> _Provided data_:
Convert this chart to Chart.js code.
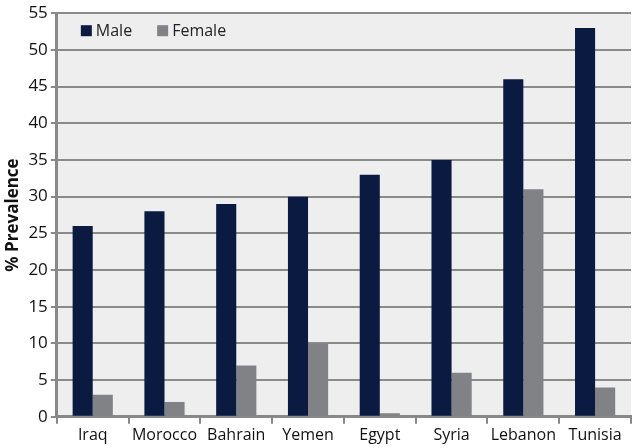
<!DOCTYPE html>
<html>
<head>
<meta charset="utf-8">
<script src="https://cdn.jsdelivr.net/npm/chart.js@4/dist/chart.umd.min.js"></script>
<style>
  html, body { margin: 0; padding: 0; background: #fff; }
  #wrap { width: 633px; height: 448px; }
</style>
</head>
<body>
<div id="wrap"><canvas id="my-chart" width="633" height="448"></canvas></div>
<script>
const countries = ["Iraq", "Morocco", "Bahrain", "Yemen", "Egypt", "Syria", "Lebanon", "Tunisia"]
const maleValues = [26, 28, 29, 30, 33, 35, 46, 53]
const femaleValues = [3, 2, 7, 10, 0.5, 6, 31, 4]

// plot background + legend inside the plot, top-left
const plotBg = {
  id: 'plotBg',
  beforeDraw(chart) {
    const { ctx, chartArea: a } = chart
    ctx.save()
    ctx.fillStyle = '#eeeeee'
    ctx.fillRect(a.left, a.top, a.right - a.left, a.bottom - a.top)
    ctx.restore()
  },
  afterDraw(chart) {
    const { ctx, chartArea: a } = chart
    ctx.save()
    ctx.font = '16px "Open Sans"'
    ctx.textBaseline = 'middle'
    let x = a.left + 24
    const y = a.top + 18
    chart.data.datasets.forEach(ds => {
      ctx.fillStyle = ds.backgroundColor
      ctx.fillRect(x, y - 6, 11, 11)
      ctx.fillStyle = '#222'
      ctx.fillText(ds.label, x + 15, y)
      x += 15 + ctx.measureText(ds.label).width + 25
    })
    ctx.restore()
  }
}

const ctx = document.getElementById('my-chart').getContext('2d')
const chart = new Chart(ctx, {
  type: 'bar',
  data: {
    labels: countries,
    datasets: [
      { label: 'Male', data: maleValues, backgroundColor: '#0a1a40' },
      { label: 'Female', data: femaleValues, backgroundColor: '#808285' }
    ]
  },
  options: {
    responsive: false,
    animation: false,
    layout: { padding: { top: 8, right: 2, bottom: 1, left: 3 } },
    datasets: { bar: { categoryPercentage: 0.56, barPercentage: 1 } },
    plugins: {
      legend: { display: false },
      tooltip: { enabled: false }
    },
    scales: {
      x: {
        grid: { offset: true, drawOnChartArea: false, color: '#888', lineWidth: 2, tickLength: 7 },
        border: { color: '#888', width: 3 },
        ticks: { color: '#111', font: { family: 'Open Sans', size: 16 }, padding: 2, maxRotation: 0, autoSkip: false }
      },
      y: {
        min: 0, max: 55,
        grid: { color: '#8a8a8a', lineWidth: 2, tickLength: 6 },
        border: { color: '#888', width: 3 },
        ticks: { stepSize: 5, color: '#111', font: { family: 'Open Sans', size: 17 }, padding: 3 },
        title: { display: true, text: '% Prevalence', color: '#111', font: { family: 'Open Sans', size: 17, weight: 'bold' }, padding: { top: 0, bottom: 2 } }
      }
    }
  },
  plugins: [plotBg]
})
</script>
</body>
</html>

> _What this task involves_: Using the material above, set down every line exactly, but skip the pictures.

> _Answer for the task_:
Convert this chart to Chart.js code.
<!DOCTYPE html>
<html>
<head>
<meta charset="utf-8">
<script src="https://cdn.jsdelivr.net/npm/chart.js@4/dist/chart.umd.min.js"></script>
<style>
  html, body { margin: 0; padding: 0; background: #fff; }
  #wrap { width: 633px; height: 448px; }
</style>
</head>
<body>
<div id="wrap"><canvas id="my-chart" width="633" height="448"></canvas></div>
<script>
const countries = ["Iraq", "Morocco", "Bahrain", "Yemen", "Egypt", "Syria", "Lebanon", "Tunisia"]
const maleValues = [26, 28, 29, 30, 33, 35, 46, 53]
const femaleValues = [3, 2, 7, 10, 0.5, 6, 31, 4]

// plot background + legend inside the plot, top-left
const plotBg = {
  id: 'plotBg',
  beforeDraw(chart) {
    const { ctx, chartArea: a } = chart
    ctx.save()
    ctx.fillStyle = '#eeeeee'
    ctx.fillRect(a.left, a.top, a.right - a.left, a.bottom - a.top)
    ctx.restore()
  },
  afterDraw(chart) {
    const { ctx, chartArea: a } = chart
    ctx.save()
    ctx.font = '16px "Open Sans"'
    ctx.textBaseline = 'middle'
    let x = a.left + 24
    const y = a.top + 18
    chart.data.datasets.forEach(ds => {
      ctx.fillStyle = ds.backgroundColor
      ctx.fillRect(x, y - 6, 11, 11)
      ctx.fillStyle = '#222'
      ctx.fillText(ds.label, x + 15, y)
      x += 15 + ctx.measureText(ds.label).width + 25
    })
    ctx.restore()
  }
}

const ctx = document.getElementById('my-chart').getContext('2d')
const chart = new Chart(ctx, {
  type: 'bar',
  data: {
    labels: countries,
    datasets: [
      { label: 'Male', data: maleValues, backgroundColor: '#0a1a40' },
      { label: 'Female', data: femaleValues, backgroundColor: '#808285' }
    ]
  },
  options: {
    responsive: false,
    animation: false,
    layout: { padding: { top: 8, right: 2, bottom: 1, left: 3 } },
    datasets: { bar: { categoryPercentage: 0.56, barPercentage: 1 } },
    plugins: {
      legend: { display: false },
      tooltip: { enabled: false }
    },
    scales: {
      x: {
        grid: { offset: true, drawOnChartArea: false, color: '#888', lineWidth: 2, tickLength: 7 },
        border: { color: '#888', width: 3 },
        ticks: { color: '#111', font: { family: 'Open Sans', size: 16 }, padding: 2, maxRotation: 0, autoSkip: false }
      },
      y: {
        min: 0, max: 55,
        grid: { color: '#8a8a8a', lineWidth: 2, tickLength: 6 },
        border: { color: '#888', width: 3 },
        ticks: { stepSize: 5, color: '#111', font: { family: 'Open Sans', size: 17 }, padding: 3 },
        title: { display: true, text: '% Prevalence', color: '#111', font: { family: 'Open Sans', size: 17, weight: 'bold' }, padding: { top: 0, bottom: 2 } }
      }
    }
  },
  plugins: [plotBg]
})
</script>
</body>
</html>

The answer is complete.